A l’origine, par sa conception immaculée, Dieu prépare pour son Incarnation une demeure digne de lui ; une fois la « demeure » prête, l’Incarnation se produit (c’est Noël) et lorsque prend fin son séjour sur la terre, Marie connaît une « assomption ». Préservée du péché, en effet, Marie n’a pas eu une mort comme les autres, étant donné le lien entre le péché et la mort. « Assomption », « Dormition », les mots sont faibles mais disent tous la même chose…

Ce que l’on comprend, en rapprochant les trois dogmes, c’est que ces deux dogmes mariaux bien connus qu’on fête le 08 décembre et le 15 août sont tournés entièrement vers le Christ, de même que le vocable « mère de Dieu », du Concile d’Ephèse en 431, veut souligner que Jésus est Dieu, plus que mettre Marie sur un piédestal. Marie est l’introduction nécessaire à la connaissance et à l’amour de Jésus, et d’ailleurs beaucoup de gens le sentent, même en dehors des frontières visibles de l’Eglise.

Je vous recommande la méditation de la préface, dont voici le texte intégral, et sur laquelle j’ajoute deux petits commentaires : « Vraiment, il est juste et bon de te rendre gloire, de t'offrir notre action de grâce, toujours et en tout lieu, à toi, Père très saint, Dieu éternel et tout-puissant, par le Christ, notre Seigneur. Aujourd'hui la Vierge Marie, la Mère de Dieu, est élevée dans la gloire du ciel : parfaite image de l'Eglise à venir, aurore de l'Eglise triomphante, elle guide et soutient l'espérance de ton peuple encore en chemin. Tu as préservé de la dégradation du tombeau le corps qui avait porté ton propre Fils et mis au monde l'auteur de la vie. C'est pourquoi, avec tous les anges du ciel, plein de joie nous (disons) chantons :

Aujourd’hui : ce petit mot est d’une importance capitale ! La vertu de la liturgie est de nous plonger aujourd’hui dans un événement qui appartient désormais à l’éternité, et non pas simplement à l’histoire ; autrement dit, l’Assomption est aujourd’hui, vraiment, mais pas dans le sens d’une retour dans le passé, sous forme de commémoration, mais par une plongée dans l’éternité qui n’est autre que l’aujourd’hui de Dieu.

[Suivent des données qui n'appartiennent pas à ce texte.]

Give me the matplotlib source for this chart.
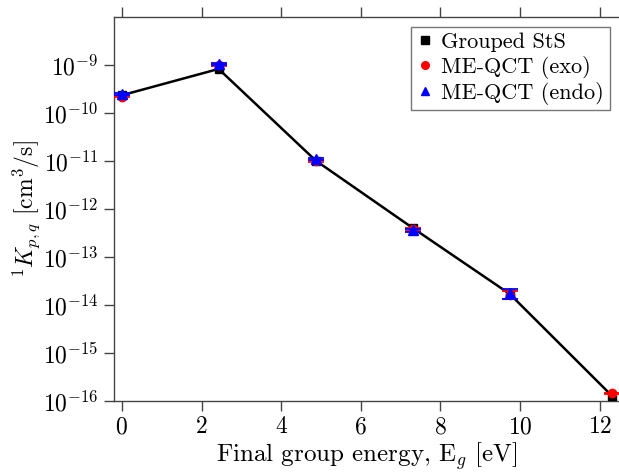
import numpy as np
import matplotlib
matplotlib.use("Agg")
import matplotlib.pyplot as plt
from matplotlib.ticker import FuncFormatter, NullLocator
from matplotlib.lines import Line2D

plt.rcParams['mathtext.fontset'] = 'cm'
plt.rcParams['font.family'] = ['cmr10', 'DejaVu Serif']
plt.rcParams['axes.formatter.use_mathtext'] = True

# Data
energy = [0.0, 2.43, 4.87, 7.31, 9.74, 12.30]
k_sts = [2.35e-10, 8.3e-10, 1.02e-11, 4.0e-13, 1.7e-14, 1.3e-16]
k_exo = [2.2e-10, 1.0e-9, 1.0e-11, 3.75e-13, 1.65e-14, 1.45e-16]
k_exo_err = [0.08e-10, 0.03e-9, 0.03e-11, 0.2e-13, 0.3e-14, 0.05e-16]
k_endo = [2.5e-10, 1.05e-9, 1.1e-11, 3.6e-13, 1.75e-14, np.nan]
k_endo_err = [0.08e-10, 0.03e-9, 0.03e-11, 0.2e-13, 0.4e-14, np.nan]
labels = ['Grouped StS', 'ME-QCT (exo)', 'ME-QCT (endo)']

fig = plt.figure(figsize=(6.19, 4.74), dpi=100)
ax = fig.add_axes([0.184, 0.154, 0.817, 0.810])

ax.plot(energy, k_sts, color='black', lw=1.8, marker='s', ms=6, zorder=3)
ax.errorbar(energy, k_exo, yerr=k_exo_err, fmt='o', color='#ff0000', ms=6,
            capsize=6, elinewidth=1.3, capthick=1.3, lw=0, zorder=4)
ax.errorbar(energy, k_endo, yerr=k_endo_err, fmt='^', color='#0000ff', ms=6.5,
            capsize=6, elinewidth=1.3, capthick=1.3, lw=0, zorder=5)

ax.set_yscale('log')
ax.set_ylim(1e-16, 1e-8)
ax.set_xlim(-0.2, 12.5)
ax.set_xticks([0, 2, 4, 6, 8, 10, 12])
ax.xaxis.set_major_formatter(FuncFormatter(lambda v, p: r'$%d$' % round(v)))
ax.set_yticks([1e-16, 1e-15, 1e-14, 1e-13, 1e-12, 1e-11, 1e-10, 1e-9])
ax.yaxis.set_major_formatter(FuncFormatter(lambda v, p: r'$10^{%d}$' % round(np.log10(v))))
ax.yaxis.set_minor_locator(NullLocator())

spine_col = '#444444'
for s in ['left', 'top', 'bottom']:
    ax.spines[s].set_color(spine_col)
    ax.spines[s].set_linewidth(1.0)
ax.spines['right'].set_visible(False)
ax.tick_params(axis='both', which='major', direction='out', length=7,
               width=1.0, color=spine_col, labelsize=17, pad=4)
ax.tick_params(axis='x', top=True)

ax.set_xlabel(r'Final group energy, E$_g$ [eV]', fontsize=18, labelpad=1)
ax.set_ylabel(r'$^{1}K_{p,q}$ [cm$^3$/s]', fontsize=17, labelpad=1)

handles = [
    Line2D([], [], ls='none', marker='s', color='black', ms=5.5),
    Line2D([], [], ls='none', marker='o', color='#ff0000', ms=5.5),
    Line2D([], [], ls='none', marker='^', color='#0000ff', ms=6),
]
leg = ax.legend(handles, labels, loc='upper right', fontsize=16, frameon=True,
                fancybox=False, borderpad=0.25, labelspacing=0.15,
                handlelength=0.7, handletextpad=0.4, borderaxespad=0.45)
leg.get_frame().set_edgecolor('#555555')
leg.get_frame().set_linewidth(1.0)

fig.savefig('out.png', dpi=100)
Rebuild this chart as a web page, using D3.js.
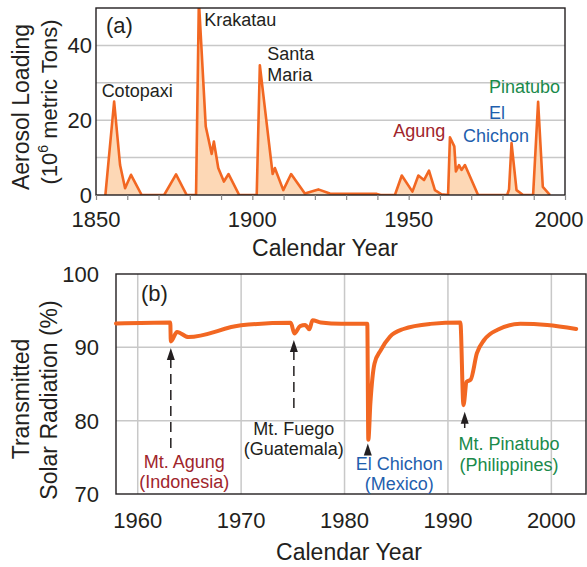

« Aurore de l’Eglise triomphante » : cette expression nous rappelle les trois « états » de l’Eglise, dont on sait qu’elle est militante, ici-bas sur la terre, souffrante, là-haut dans le Purgatoire, triomphante, pour ses membres qui sont entièrement dans la lumière. Motivés par l’exemple des membres « triomphants », dont Marie est un membre éminent, tâchant de construire un monde beau et digne de Dieu, nous faisons toujours bien de prier pour les membres souffrants, les « âmes du Purgatoire », comme beaucoup d’entre vous le font.

Rendons grâce à Dieu de nous avoir donné pour mère celle qu’il avait choisie pour l’habituer au monde, grâce à elle, nous nous habituons à Dieu : elle est « le choix de Dieu », elle sera aussi le nôtre.